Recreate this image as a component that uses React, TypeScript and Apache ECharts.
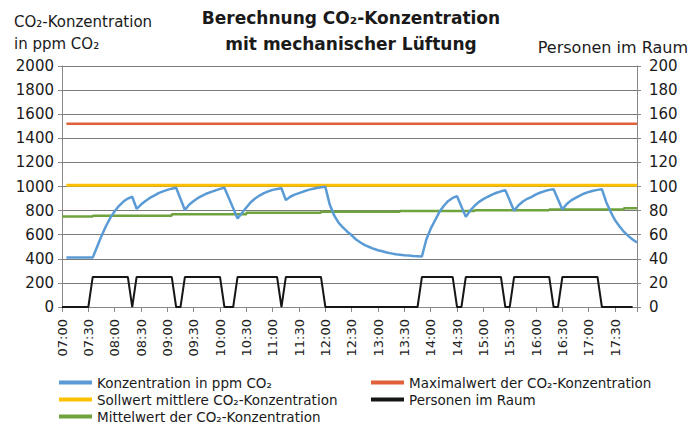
import React, { useEffect, useRef } from "react";
import * as echarts from "echarts";

// ---------- data ----------
const xTickLabels = [
  "07:00", "07:30", "08:00", "08:30", "09:00", "09:30", "10:00", "10:30",
  "11:00", "11:30", "12:00", "12:30", "13:00", "13:30", "14:00", "14:30",
  "15:00", "15:30", "16:00", "16:30", "17:00", "17:30",
];

const co2Times = [
  "07:05", "07:35", "07:40", "07:45", "07:50", "07:55", "08:00", "08:05", "08:10", "08:15", "08:20",
  "08:25", "08:30", "08:35", "08:40", "08:45", "08:50", "08:55", "09:00", "09:05", "09:10",
  "09:20", "09:25", "09:30", "09:35", "09:40", "09:45", "09:50", "09:55", "10:00", "10:05",
  "10:20", "10:25", "10:30", "10:35", "10:40", "10:45", "10:50", "10:55", "11:00", "11:05", "11:10",
  "11:15", "11:20", "11:25", "11:30", "11:35", "11:40", "11:45", "11:50", "11:55", "12:00",
  "12:05", "12:10", "12:15", "12:20", "12:25", "12:30", "12:35", "12:40", "12:45", "12:50", "12:55",
  "13:00", "13:05", "13:10", "13:15", "13:20", "13:25", "13:30", "13:35", "13:40", "13:45", "13:50",
  "13:55", "14:00", "14:05", "14:10", "14:15", "14:20", "14:25", "14:30",
  "14:40", "14:45", "14:50", "14:55", "15:00", "15:05", "15:10", "15:15", "15:20", "15:25",
  "15:35", "15:40", "15:45", "15:50", "15:55", "16:00", "16:05", "16:10", "16:15", "16:20",
  "16:30", "16:35", "16:40", "16:45", "16:50", "16:55", "17:00", "17:05", "17:10", "17:15",
  "17:20", "17:25", "17:30", "17:35", "17:40", "17:45", "17:50", "17:55",
];
const co2Values = [
  410, 410, 500, 590, 670, 740, 795, 840, 875, 900, 915,
  815, 850, 880, 905, 925, 945, 960, 972, 982, 990,
  805, 850, 880, 905, 925, 942, 955, 968, 980, 990,
  734, 780, 825, 870, 900, 925, 945, 960, 972, 980, 985,
  887, 915, 932, 945, 958, 970, 980, 988, 994, 997,
  850, 760, 700, 660, 625, 595, 560, 535, 513, 498, 483,
  471, 462, 452, 445, 438, 434, 430, 427, 424, 422, 420,
  560, 650, 720, 790, 840, 880, 905, 920,
  748, 800, 840, 872, 895, 915, 932, 948, 960, 970,
  798, 845, 875, 898, 914, 935, 950, 962, 972, 978,
  809, 855, 885, 905, 925, 942, 955, 965, 972, 978,
  870, 790, 720, 670, 625, 590, 560, 535,
];

const sollTimes = ["07:05", "17:55"];
const sollValues = [1010, 1010];

const maxTimes = ["07:05", "17:55"];
const maxValues = [1520, 1520];

const meanTimes = ["07:00", "07:35", "09:05", "10:30", "11:55", "13:25", "14:50", "16:15", "17:40", "17:55"];
const meanValues = [752, 758, 770, 782, 790, 797, 803, 810, 820, 820];

const personTimes = [
  "07:00", "07:30", "07:35", "08:15", "08:20", "08:25", "09:05", "09:10", "09:15", "09:20",
  "10:00", "10:05", "10:15", "10:20", "11:05", "11:10", "11:15", "11:55", "12:00", "13:45",
  "13:50", "14:25", "14:30", "14:35", "14:40", "15:20", "15:25", "15:30", "15:35", "16:15",
  "16:20", "16:25", "16:30", "17:10", "17:15", "17:50",
];
const personValues = [
  0, 0, 25, 25, 0, 25, 25, 0, 0, 25,
  25, 0, 0, 25, 25, 0, 25, 25, 0, 0,
  25, 25, 0, 0, 25, 25, 0, 0, 25, 25,
  0, 0, 25, 25, 0, 0,
];

const names = {
  co2: "Konzentration in ppm CO₂",
  soll: "Sollwert mittlere CO₂-Konzentration",
  mean: "Mittelwert der CO₂-Konzentration",
  max: "Maximalwert der CO₂-Konzentration",
  persons: "Personen im Raum",
};

// ---------- helpers ----------
const toMin = (t: string) => {
  const [h, m] = t.split(":").map(Number);
  return (h - 7) * 60 + m;
};
const pairs = (ts: string[], vs: number[]) => ts.map((t, i) => [toMin(t), vs[i]]);

const FONT = "DejaVu Sans";

export default function App() {
  const ref = useRef<HTMLDivElement>(null);

  useEffect(() => {
    if (!ref.current) return;
    const chart = echarts.init(ref.current, undefined, { renderer: "svg" });

    const lineSeries = (name: string, data: number[][], color: string, width: number, extra: any = {}) => ({
      name,
      type: "line",
      data,
      color,
      symbol: "none",
      showSymbol: false,
      lineStyle: { color, width },
      itemStyle: { color },
      ...extra,
    });

    chart.setOption({
      animation: false,
      textStyle: { fontFamily: FONT },
      title: {
        text: "Berechnung CO₂-Konzentration\nmit mechanischer Lüftung",
        left: 351,
        top: 5,
        textAlign: "center",
        padding: 0,
        textStyle: { fontFamily: FONT, fontSize: 17, fontWeight: "bold", lineHeight: 26, color: "#1a1a1a" },
      },
      graphic: [
        {
          type: "text",
          left: 14,
          top: 11,
          style: { text: "CO₂-Konzentration\nin ppm CO₂", font: `15px "${FONT}"`, lineHeight: 22, fill: "#1a1a1a" },
        },
        {
          type: "text",
          right: 8,
          top: 36,
          style: { text: "Personen im Raum", font: `16px "${FONT}"`, lineHeight: 22, fill: "#1a1a1a" },
        },
      ],
      grid: { left: 62, right: 59, top: 66, height: 241 },
      xAxis: {
        type: "value",
        min: 0,
        max: 655,
        interval: 30,
        axisLine: { lineStyle: { color: "#888", width: 1 } },
        axisTick: { length: 5, lineStyle: { color: "#888" } },
        splitLine: { show: false },
        axisLabel: {
          rotate: 90,
          fontSize: 13,
          color: "#222",
          margin: 12,
          fontFamily: FONT,
          formatter: (v: number) => (v % 30 === 0 && xTickLabels[v / 30] ? xTickLabels[v / 30] : ""),
        },
      },
      yAxis: [
        {
          type: "value",
          min: 0,
          max: 2000,
          interval: 200,
          axisLine: { show: true, lineStyle: { color: "#888" } },
          axisTick: { show: true, length: 4, lineStyle: { color: "#888" } },
          splitLine: { lineStyle: { color: "#7a7a7a", width: 1 } },
          axisLabel: { fontSize: 15, color: "#1a1a1a", margin: 8, fontFamily: FONT, formatter: (v: number) => String(v) },
        },
        {
          type: "value",
          min: 0,
          max: 200,
          interval: 20,
          position: "right",
          axisLine: { show: true, lineStyle: { color: "#888" } },
          axisTick: { show: true, length: 4, lineStyle: { color: "#888" } },
          splitLine: { show: false },
          axisLabel: { fontSize: 15, color: "#1a1a1a", margin: 12, fontFamily: FONT, formatter: (v: number) => String(v) },
        },
      ],
      legend: [
        {
          left: 59,
          top: 374,
          orient: "vertical",
          icon: "rect",
          itemWidth: 33,
          itemHeight: 4,
          itemGap: 0,
          padding: 0,
          selectedMode: false,
          data: [names.co2, names.soll, names.mean],
          textStyle: { fontFamily: FONT, fontSize: 13.5, lineHeight: 17, color: "#1a1a1a" },
        },
        {
          left: 371,
          top: 374,
          orient: "vertical",
          icon: "rect",
          itemWidth: 33,
          itemHeight: 4,
          itemGap: 0,
          padding: 0,
          selectedMode: false,
          data: [names.max, names.persons],
          textStyle: { fontFamily: FONT, fontSize: 13.5, lineHeight: 17, color: "#1a1a1a" },
        },
      ],
      series: [
        lineSeries(names.persons, pairs(personTimes, personValues), "#161616", 2, { yAxisIndex: 1 }),
        lineSeries(names.max, pairs(maxTimes, maxValues), "#E0603C", 2.5),
        lineSeries(names.soll, pairs(sollTimes, sollValues), "#FFC000", 3),
        lineSeries(names.mean, pairs(meanTimes, meanValues), "#6FA33E", 2.5, { step: "end" }),
        lineSeries(names.co2, pairs(co2Times, co2Values), "#5B9BD5", 2.5),
      ],
    });

    return () => chart.dispose();
  }, []);

  return <div ref={ref} style={{ position: "absolute", left: 0, top: 0, width: 696, height: 430 }} />;
}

_ _ _ _ _ _ _

● Required task
Report the number of lines above containing the word "React", with no other text.

● In response
2